The food shall be served in our favourite balcony, we ordered as we sat marveling at the quiet around us.

It was no ordinary lunch as we devoured our chapattis with broccoli, paneer, potato, chicken roast, baby corn, cabbage and dal. A little rice and curd for our south Indian taste buds and we were sure that we’ve had one of the best meals in a long while. The cream caramel and payasam ended the meal perfectly.

And now, our only thought was how fast can we hit the bed. Time moves surprisingly slow at such places as it was only 2.30 when we drifted into our sweet slumber.

When my eyes opened, I wondered where I was. It was probably the best afternoon nap, I’ve enjoyed in years. The mobile phone told me it has been three hours since I’ve been sleeping.

Wondering if I’ll be able to sleep at night, my husband was woken up. how sleep starved we were, I discovered later in night!
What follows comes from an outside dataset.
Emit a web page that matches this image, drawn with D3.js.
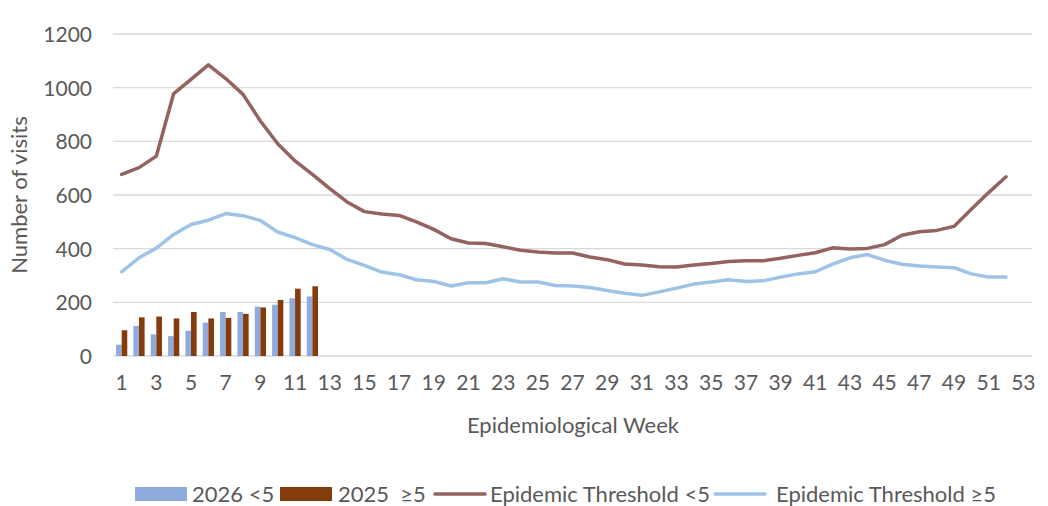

Since Alwar was just next door, we thought we should at least pay a visit once. Moreover, my mother had ordered me to buy a sweet which is the specialty of that place. What sweet it was, it was left to me to discover.

The 12 km journey was not pleasant as the chaotic roads gave us a trailer of what awaits us in Delhi.
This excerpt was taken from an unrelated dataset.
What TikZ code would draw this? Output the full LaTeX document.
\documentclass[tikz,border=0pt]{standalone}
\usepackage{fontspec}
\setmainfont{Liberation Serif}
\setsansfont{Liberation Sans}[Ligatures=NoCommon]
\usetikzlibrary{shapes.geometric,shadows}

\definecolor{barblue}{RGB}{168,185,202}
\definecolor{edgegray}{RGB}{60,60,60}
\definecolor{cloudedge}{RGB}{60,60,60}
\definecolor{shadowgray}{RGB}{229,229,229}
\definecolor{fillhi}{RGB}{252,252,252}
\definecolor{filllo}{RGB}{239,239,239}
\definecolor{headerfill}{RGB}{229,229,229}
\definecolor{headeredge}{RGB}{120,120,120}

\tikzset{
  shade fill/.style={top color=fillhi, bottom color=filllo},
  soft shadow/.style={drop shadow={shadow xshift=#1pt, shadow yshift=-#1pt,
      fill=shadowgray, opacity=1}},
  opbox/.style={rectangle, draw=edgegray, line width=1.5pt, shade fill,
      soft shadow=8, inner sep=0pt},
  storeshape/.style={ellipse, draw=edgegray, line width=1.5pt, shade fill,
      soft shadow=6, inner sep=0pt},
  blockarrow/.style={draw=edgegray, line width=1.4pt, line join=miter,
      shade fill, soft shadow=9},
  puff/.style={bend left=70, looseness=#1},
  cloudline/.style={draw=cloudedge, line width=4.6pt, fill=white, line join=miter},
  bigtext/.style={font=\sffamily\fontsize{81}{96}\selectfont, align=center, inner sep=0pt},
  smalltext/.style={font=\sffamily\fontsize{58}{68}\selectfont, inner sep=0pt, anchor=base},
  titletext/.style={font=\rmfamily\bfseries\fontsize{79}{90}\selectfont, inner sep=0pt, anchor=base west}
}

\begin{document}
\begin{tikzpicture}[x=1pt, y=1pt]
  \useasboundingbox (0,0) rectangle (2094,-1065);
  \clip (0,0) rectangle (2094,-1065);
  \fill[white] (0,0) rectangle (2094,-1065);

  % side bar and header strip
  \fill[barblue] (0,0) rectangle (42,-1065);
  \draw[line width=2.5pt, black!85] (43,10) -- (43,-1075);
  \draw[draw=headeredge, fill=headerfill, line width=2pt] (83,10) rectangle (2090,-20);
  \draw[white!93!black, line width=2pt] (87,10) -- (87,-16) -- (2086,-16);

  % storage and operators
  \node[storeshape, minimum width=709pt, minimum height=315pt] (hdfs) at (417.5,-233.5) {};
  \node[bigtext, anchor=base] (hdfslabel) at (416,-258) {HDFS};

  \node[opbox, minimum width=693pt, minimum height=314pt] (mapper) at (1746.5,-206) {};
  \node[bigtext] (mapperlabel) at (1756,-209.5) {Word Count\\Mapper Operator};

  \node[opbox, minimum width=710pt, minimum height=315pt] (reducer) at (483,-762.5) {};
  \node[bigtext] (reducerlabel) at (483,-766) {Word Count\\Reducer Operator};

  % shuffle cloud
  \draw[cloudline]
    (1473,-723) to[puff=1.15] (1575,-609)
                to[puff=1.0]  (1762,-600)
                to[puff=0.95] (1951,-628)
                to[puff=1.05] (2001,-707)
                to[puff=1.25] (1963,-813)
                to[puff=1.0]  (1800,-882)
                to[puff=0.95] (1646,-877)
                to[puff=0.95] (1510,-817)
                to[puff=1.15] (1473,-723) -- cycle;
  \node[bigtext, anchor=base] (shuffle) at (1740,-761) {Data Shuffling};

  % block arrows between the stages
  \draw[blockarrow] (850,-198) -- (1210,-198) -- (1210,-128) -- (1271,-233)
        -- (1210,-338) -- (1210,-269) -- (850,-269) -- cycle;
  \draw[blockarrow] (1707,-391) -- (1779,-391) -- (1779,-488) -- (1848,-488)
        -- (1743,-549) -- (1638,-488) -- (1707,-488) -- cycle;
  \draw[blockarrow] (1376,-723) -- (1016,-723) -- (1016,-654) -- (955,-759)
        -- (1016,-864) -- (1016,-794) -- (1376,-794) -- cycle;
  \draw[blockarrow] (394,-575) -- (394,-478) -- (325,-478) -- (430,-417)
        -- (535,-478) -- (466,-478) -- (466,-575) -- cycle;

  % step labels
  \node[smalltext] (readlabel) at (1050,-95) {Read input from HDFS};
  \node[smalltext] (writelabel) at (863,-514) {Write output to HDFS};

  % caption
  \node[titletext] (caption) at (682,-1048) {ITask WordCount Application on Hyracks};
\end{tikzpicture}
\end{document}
The market was all shut but thanks to the eager-to-help people, we discovered the most famous sweet shop.

Kalakand, the sweet was we discovered that the place has a street dedicated to this sweet which is called Kalakand market.
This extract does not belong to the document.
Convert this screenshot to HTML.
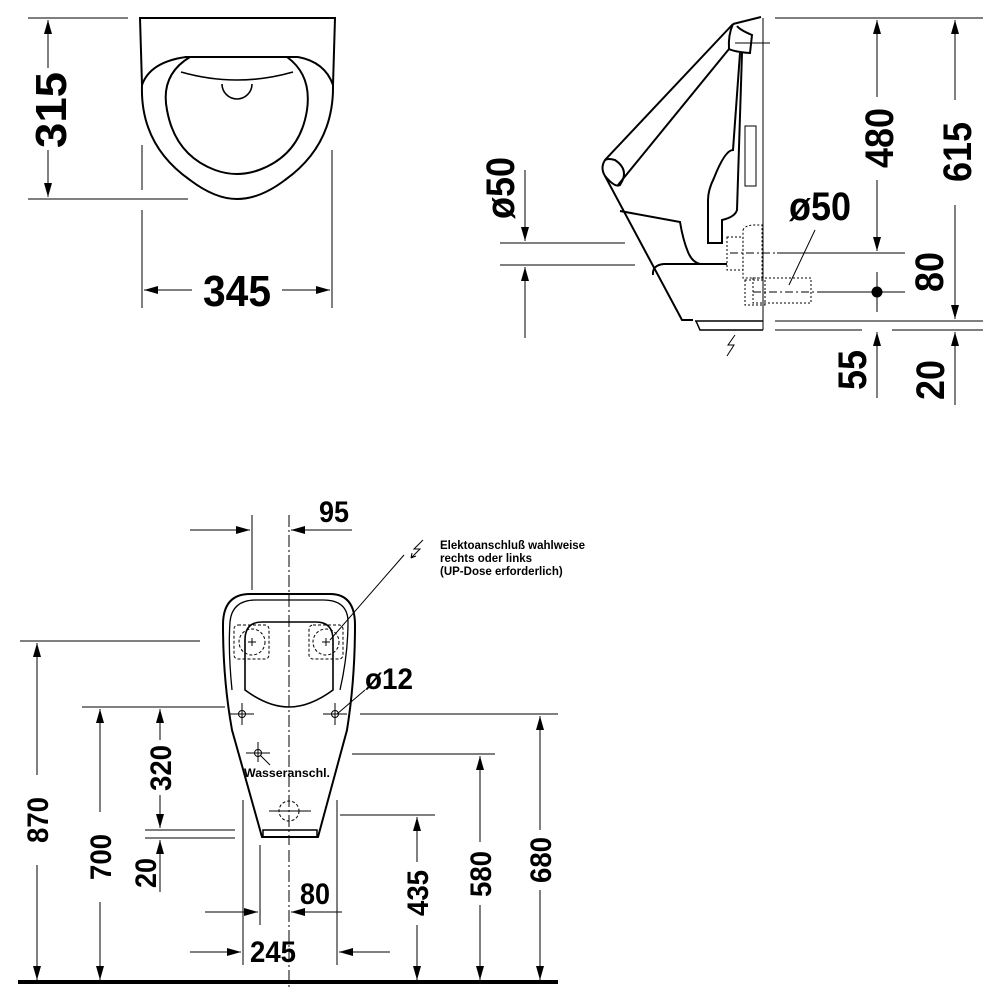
<!DOCTYPE html>
<html><head><meta charset="utf-8"><style>
html,body{margin:0;padding:0;background:#fff;}
svg{display:block;}
.n{font-family:"Liberation Sans Narrow","Liberation Sans",sans-serif;font-weight:bold;fill:#000;}
.s{font-family:"Liberation Sans Narrow","Liberation Sans",sans-serif;font-weight:bold;fill:#000;font-size:11.5px;}
</style></head><body>
<svg width="1000" height="1000" viewBox="0 0 1000 1000" xmlns="http://www.w3.org/2000/svg">
<defs>
<marker id="a" viewBox="0 0 14 8" refX="14" refY="4" markerWidth="14" markerHeight="8" markerUnits="userSpaceOnUse" orient="auto-start-reverse"><path d="M0,0 L14,4 L0,8 Z" fill="#000"/></marker>
</defs>
<g fill="none" stroke="#000" stroke-width="1">
<!-- TOP LEFT VIEW -->
<line x1="28" y1="18" x2="128" y2="18"/>
<line x1="28" y1="199" x2="188" y2="199"/>
<line x1="48" y1="20" x2="48" y2="68" marker-start="url(#a)"/>
<line x1="48" y1="150" x2="48" y2="197" marker-end="url(#a)"/>
<line x1="142" y1="145" x2="142" y2="190"/>
<line x1="142" y1="210" x2="142" y2="308"/>
<line x1="332" y1="150" x2="332" y2="308"/>
<line x1="144" y1="290" x2="192" y2="290" marker-start="url(#a)"/>
<line x1="282" y1="290" x2="330" y2="290" marker-end="url(#a)"/>
<g stroke-width="2">
<path d="M142,85 L140,18 L335,18 L333,85"/>
<line x1="185" y1="57" x2="298" y2="57"/>
<path d="M142,85 Q150,62 186,57 M298,57 Q325,62 333,85"/>
<path d="M142,85 Q140,145 190,180 Q215,199 237,199 Q260,199 285,180 Q334,145 333,85"/>
<path d="M190,57 Q160,75 167,110 Q175,155 215,170 Q237,178 259,170 Q300,155 307,110 Q312,75 287,57"/>
<path d="M181,72 Q237,88 293,72" stroke-width="1.6"/>
<path d="M222,84 A15,15 0 0 0 252,84" stroke-width="1.6"/>
</g>
<!-- SIDE VIEW -->
<line x1="500" y1="243" x2="625" y2="243"/>
<line x1="500" y1="265" x2="635" y2="265"/>
<line x1="525" y1="170" x2="525" y2="241" marker-end="url(#a)"/>
<line x1="525" y1="338" x2="525" y2="267" marker-end="url(#a)"/>
<line x1="775" y1="18" x2="983" y2="18"/>
<line x1="777" y1="253" x2="905" y2="253"/>
<line x1="820" y1="292" x2="905" y2="292"/>
<line x1="775" y1="321" x2="983" y2="321"/>
<line x1="775" y1="330" x2="862" y2="330"/>
<line x1="892" y1="330" x2="983" y2="330"/>
<line x1="877" y1="20" x2="877" y2="97" marker-start="url(#a)"/>
<line x1="877" y1="180" x2="877" y2="251" marker-end="url(#a)"/>
<line x1="877" y1="272" x2="877" y2="312"/>
<line x1="955" y1="20" x2="955" y2="100" marker-start="url(#a)"/>
<line x1="955" y1="205" x2="955" y2="319" marker-end="url(#a)"/>
<line x1="877" y1="398" x2="877" y2="332" marker-end="url(#a)"/>
<line x1="955" y1="405" x2="955" y2="332" marker-end="url(#a)"/>
<circle cx="877" cy="292" r="5" fill="#000"/>
<line x1="815" y1="230" x2="789" y2="285"/>
<line x1="763" y1="18" x2="763" y2="330"/>
<line x1="735" y1="43" x2="770" y2="43"/>
<line x1="730" y1="253" x2="775" y2="253" stroke-dasharray="8,3,2,3"/>
<line x1="753" y1="292" x2="822" y2="292" stroke-dasharray="8,3,2,3"/>
<g stroke-dasharray="2,2">
<rect x="727" y="237" width="16" height="33"/>
<path d="M743,230 Q745,225 755,225 L762,225 L762,278 L743,278 Z"/>
<rect x="745" y="280" width="20" height="25"/>
<rect x="753" y="278" width="58" height="25"/>
</g>
<rect x="745" y="126" width="11" height="60"/>
<g stroke-width="2">
<path d="M733,24 L761,17"/>
<path d="M733,24 L605,160 Q600,168 605,176 L682,320 L693,320"/>
<path d="M605,176 Q615,188 620,185 Q630,170 615,160 Q608,158 605,160"/>
<path d="M729,49 L618,185"/>
<path d="M733,24 Q728,35 729,49 Q735,52 750,53 L752,35 Q740,30 737,26"/>
<path d="M740,53 L733,150 Q725,150 714,178 Q708,190 708,200 L708,243 L722,243 L722,220 Q735,217 737,210 L742,53"/>
<path d="M620,211 L680,222 Q683,240 688,252 Q692,262 700,264 L727,264"/>
<path d="M653,275 Q652,265 664,264 L700,264"/>
<path d="M695,321 L763,321 M696,321 L700,330 L763,330" stroke-width="1.5"/>
</g>
<path d="M735,335 L728,345 L734,345 L727,356"/>
<!-- FRONT VIEW -->
<line x1="190" y1="530" x2="250" y2="530" marker-end="url(#a)"/>
<line x1="352" y1="530" x2="291" y2="530" marker-end="url(#a)"/>
<line x1="252" y1="515" x2="252" y2="590"/>
<line x1="289" y1="515" x2="289" y2="845" stroke-dasharray="12,3,2,3"/>
<line x1="404" y1="555" x2="330" y2="640"/>
<path d="M423,540 L414,549 L420,549 L411,558 M411,558 l1,-5 M411,558 l5,-2"/>
<line x1="365" y1="690" x2="337" y2="714"/>
<line x1="270" y1="765" x2="260" y2="755"/>
<!-- dims -->
<line x1="20" y1="641" x2="200" y2="641"/>
<line x1="82" y1="707" x2="225" y2="707"/>
<line x1="145" y1="830" x2="235" y2="830"/>
<line x1="145" y1="838" x2="235" y2="838"/>
<line x1="340" y1="815" x2="435" y2="815"/>
<line x1="352" y1="754" x2="495" y2="754"/>
<line x1="360" y1="714" x2="558" y2="714"/>
<line x1="37" y1="643" x2="37" y2="775" marker-start="url(#a)"/>
<line x1="37" y1="865" x2="37" y2="980" marker-end="url(#a)"/>
<line x1="100" y1="709" x2="100" y2="812" marker-start="url(#a)"/>
<line x1="100" y1="902" x2="100" y2="980" marker-end="url(#a)"/>
<line x1="160" y1="709" x2="160" y2="740" marker-start="url(#a)"/>
<line x1="160" y1="795" x2="160" y2="828" marker-end="url(#a)"/>
<line x1="160" y1="892" x2="160" y2="840" marker-end="url(#a)"/>
<line x1="417" y1="817" x2="417" y2="862" marker-start="url(#a)"/>
<line x1="417" y1="925" x2="417" y2="980" marker-end="url(#a)"/>
<line x1="480" y1="756" x2="480" y2="842" marker-start="url(#a)"/>
<line x1="480" y1="905" x2="480" y2="980" marker-end="url(#a)"/>
<line x1="540" y1="716" x2="540" y2="830" marker-start="url(#a)"/>
<line x1="540" y1="890" x2="540" y2="980" marker-end="url(#a)"/>
<line x1="243" y1="800" x2="243" y2="965"/>
<line x1="260" y1="845" x2="260" y2="925"/>
<line x1="337" y1="800" x2="337" y2="965"/>
<line x1="289" y1="850" x2="289" y2="990" stroke-dasharray="12,3,2,3"/>
<line x1="205" y1="912" x2="258" y2="912" marker-end="url(#a)"/>
<line x1="342" y1="912" x2="291" y2="912" marker-end="url(#a)"/>
<line x1="190" y1="952" x2="241" y2="952" marker-end="url(#a)"/>
<line x1="390" y1="952" x2="339" y2="952" marker-end="url(#a)"/>
<line x1="18" y1="982" x2="558" y2="982" stroke-width="4"/>
<!-- urinal front -->
<g stroke-width="2">
<path d="M262,837 L232,730 Q223,680 223,625 Q223,594 250,594 L330,594 Q355,594 355,625 Q355,680 347,730 L318,837 Z"/>
</g>
<path d="M232,690 Q228,650 230,622 Q232,600 256,600 L323,600 Q348,600 348,622 Q348,655 340,690" stroke-width="1.3"/>
<path d="M245,690 L245,640 Q245,622 262,622 L316,622 Q333,622 333,640 L333,690 Q310,707 289,707 Q268,707 245,690 Z" stroke-width="1.6"/>
<rect x="263" y="830" width="54" height="7" stroke-width="1.5"/>
<g stroke-dasharray="3,2">
<rect x="234" y="625" width="35" height="34" rx="4"/>
<rect x="309" y="625" width="34" height="34" rx="4"/>
<circle cx="252" cy="642" r="13"/>
<circle cx="326" cy="642" r="13"/>
<circle cx="289" cy="811" r="10"/>
</g>
<path d="M248,642 h8 M252,638 v8 M322,642 h8 M326,638 v8"/>
<circle cx="242" cy="714" r="3.5"/><path d="M230,714 h24 M242,703 v22"/>
<circle cx="335" cy="714" r="3.5"/><path d="M323,714 h24 M335,703 v22"/>
<circle cx="258" cy="753" r="3.5"/><path d="M246,753 h24 M258,742 v20"/>
<path d="M269,811 h42"/>
</g>
<!-- text -->
<text class="n" font-size="44" transform="translate(66,110) rotate(-90)" text-anchor="middle" textLength="76" lengthAdjust="spacingAndGlyphs">315</text>
<text class="n" font-size="44" x="237" y="306" text-anchor="middle" textLength="68" lengthAdjust="spacingAndGlyphs">345</text>
<text class="n" font-size="40" transform="translate(514,188) rotate(-90)" text-anchor="middle" textLength="62" lengthAdjust="spacingAndGlyphs">ø50</text>
<text class="n" font-size="40" x="820" y="220" text-anchor="middle" textLength="62" lengthAdjust="spacingAndGlyphs">ø50</text>
<text class="n" font-size="40" transform="translate(893,138) rotate(-90)" text-anchor="middle" textLength="60" lengthAdjust="spacingAndGlyphs">480</text>
<text class="n" font-size="40" transform="translate(971,152) rotate(-90)" text-anchor="middle" textLength="60" lengthAdjust="spacingAndGlyphs">615</text>
<text class="n" font-size="40" transform="translate(943,272) rotate(-90)" text-anchor="middle" textLength="40" lengthAdjust="spacingAndGlyphs">80</text>
<text class="n" font-size="40" transform="translate(866,370) rotate(-90)" text-anchor="middle" textLength="40" lengthAdjust="spacingAndGlyphs">55</text>
<text class="n" font-size="40" transform="translate(944,380) rotate(-90)" text-anchor="middle" textLength="40" lengthAdjust="spacingAndGlyphs">20</text>
<text class="n" font-size="30" x="334" y="522" text-anchor="middle" textLength="30" lengthAdjust="spacingAndGlyphs">95</text>
<text class="n" font-size="30" x="389" y="689" text-anchor="middle" textLength="48" lengthAdjust="spacingAndGlyphs">ø12</text>
<text class="s" x="440" y="549">Elektoanschluß wahlweise</text>
<text class="s" x="440" y="562">rechts oder links</text>
<text class="s" x="440" y="575">(UP-Dose erforderlich)</text>
<text class="s" x="244" y="777" textLength="86" lengthAdjust="spacingAndGlyphs">Wasseranschl.</text>
<text class="n" font-size="30" transform="translate(48,820) rotate(-90)" text-anchor="middle" textLength="46" lengthAdjust="spacingAndGlyphs">870</text>
<text class="n" font-size="30" transform="translate(111,857) rotate(-90)" text-anchor="middle" textLength="46" lengthAdjust="spacingAndGlyphs">700</text>
<text class="n" font-size="30" transform="translate(171,768) rotate(-90)" text-anchor="middle" textLength="46" lengthAdjust="spacingAndGlyphs">320</text>
<text class="n" font-size="30" transform="translate(156,873) rotate(-90)" text-anchor="middle" textLength="30" lengthAdjust="spacingAndGlyphs">20</text>
<text class="n" font-size="30" x="315" y="904" text-anchor="middle" textLength="30" lengthAdjust="spacingAndGlyphs">80</text>
<text class="n" font-size="30" x="273" y="962" text-anchor="middle" textLength="46" lengthAdjust="spacingAndGlyphs">245</text>
<text class="n" font-size="30" transform="translate(428,893) rotate(-90)" text-anchor="middle" textLength="46" lengthAdjust="spacingAndGlyphs">435</text>
<text class="n" font-size="30" transform="translate(491,874) rotate(-90)" text-anchor="middle" textLength="46" lengthAdjust="spacingAndGlyphs">580</text>
<text class="n" font-size="30" transform="translate(551,860) rotate(-90)" text-anchor="middle" textLength="46" lengthAdjust="spacingAndGlyphs">680</text>
</svg>
</body></html>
We found out and reached the 60 year old, famous shop. With the suggestions of the unassuming owner, we bought small boxes.

Curious to find out the reason behind closed shops, we probed further and were told, “It is Tuesday, the day when the shopkeepers go to Sadar Bazar in Delhi.”

We longed to get back to the quiet of our fort, after all, it was just a one-night luxury for us! Night time, the fort looked beautiful. Illuminated with lots of small bulbs, it was a lovely sight.

But now, for the first time, we felt the place was too quiet and some company would have been welcome. The firangs, it seemed felt none of this as they happily downed bottles of wine at the dinner table.

The dinner was not something to boast about but soothing it surely was. It’s probably 12 or something, we thought when we reached back to our room, but it was actually just 10 pm.

We settled in our beds and chatted till what seemed like ages, but it was only 11 we discovered. Surprisingly, we again had a dreamless sleep and got up fresh at 8.

We didn’t feel nostalgic about leaving but we were full of sweet memories of the one day we spend at The Hill Fort, Kesroli.

After another photography session, it was the payment time. Some amount was paid in cash and the rest we were to pay by our debit card. I was having a cheerful conversation with a British lady who wanted to know where was Fab India in Delhi, when I overheard the hotel manager saying we can’t accept a debit card because our phone line isn’t working.

Ah, now we know why no one picked up the phone when we called from Delhi. But here was another problem at hand. The American Express card came as a boon as it saved us a 24 km drive to Alwar to find an ATM. The security check they asked for was only our mobile number. Well, talk about trusting a person!

After checking out the well stocked but over priced Neemrana Shop, we were on our way back to Delhi, dreaming of staying in the Neemrana Fort Palace on the next chance we have.